Color wrap and first lambswool warp

My first lambswool sample seemed to be missing something, so I substituted some of the warp ends with some 3/2 Tencel warps painted by Kathrin Weber. The fulling of lambswool in lukewarm water happened almost immediately and with little agitation. I also found that 2/10 Merino Colrain lace yarn was a good weight yarn that mixed well with the lambswool.

Unwashed Sample: 16 epi and 16 ppi

Left: Original Lambswool Sample

Right: Lambswool/Tencel Sample

I became very interested in the textural interest the petrol lambswool created using as a weft across the weaving blocks in the treadling play for sample 2. Typically you lose design distinction, but in this case it allowed the texture to be showcased. I revisited a Doublewide Doubleweave blanket class I took years ago with Tom Knisely where I rotated colors in and out of plain weave and went back to the drawing board for my next project. I thought about making a lightweight blanket scarf. As a gift, I received a lambswool scarf woven by Veronica Pock in the Netherlands.

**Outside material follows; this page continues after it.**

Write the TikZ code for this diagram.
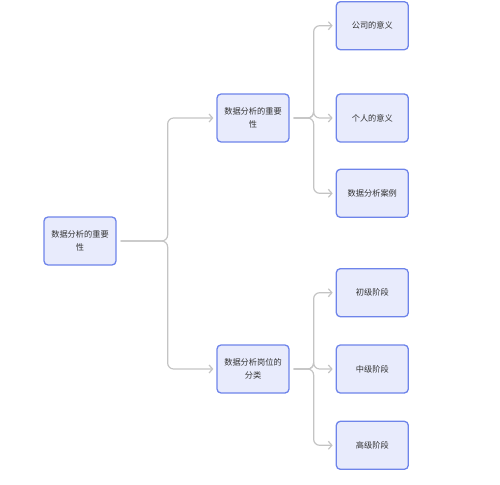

To see more of Veronica’s weaving, visit her website at VeronicaPock.com. I wrote to Veronica and inquired about the draft and she indicated it had been woven on a 12 shaft table loom! I didn’t have 12 shafts, so I revisited an old deflected doubleweave draft published in Strickler’s Pattern Book of 8 Shaft Weaving and started to re-draft working on my design for hours. I wound wraps and wove samples using lambswool, tussah silk and silk noil. Sometimes I threaded lambswool and silk in 1:1 ratios and cycled yarns and colors in and out the threading block repeats across the warp. The colors and textures of the yarns worked beautifully together and it was the first time I used Japanese Ito Silk Noil yarn in both warp and weft.

Lambswool and Silk Warp for Textural Weave

Close-Up of Treadling Design Variation (fulled sample)

Beth, Medina Spinners and Weavers Guild, Ohio

Sampling her Deflected Doubleweave warp

I finished the lambswool scarf in just enough time to take to a workshop I was teaching to Medina Spinners and Weavers Guild in Ohio. I met many wonderful weavers there, but one weaver, Beth, has her own sheep farm. It was Beth who explained to me that the “very first shearing of a sheep when they are young is referred to as lambswool. It is the softest wool that the sheep will ever produce.” I can certainly say that my lambswool is soft, not scratchy at all and I decided to keep this sample for myself!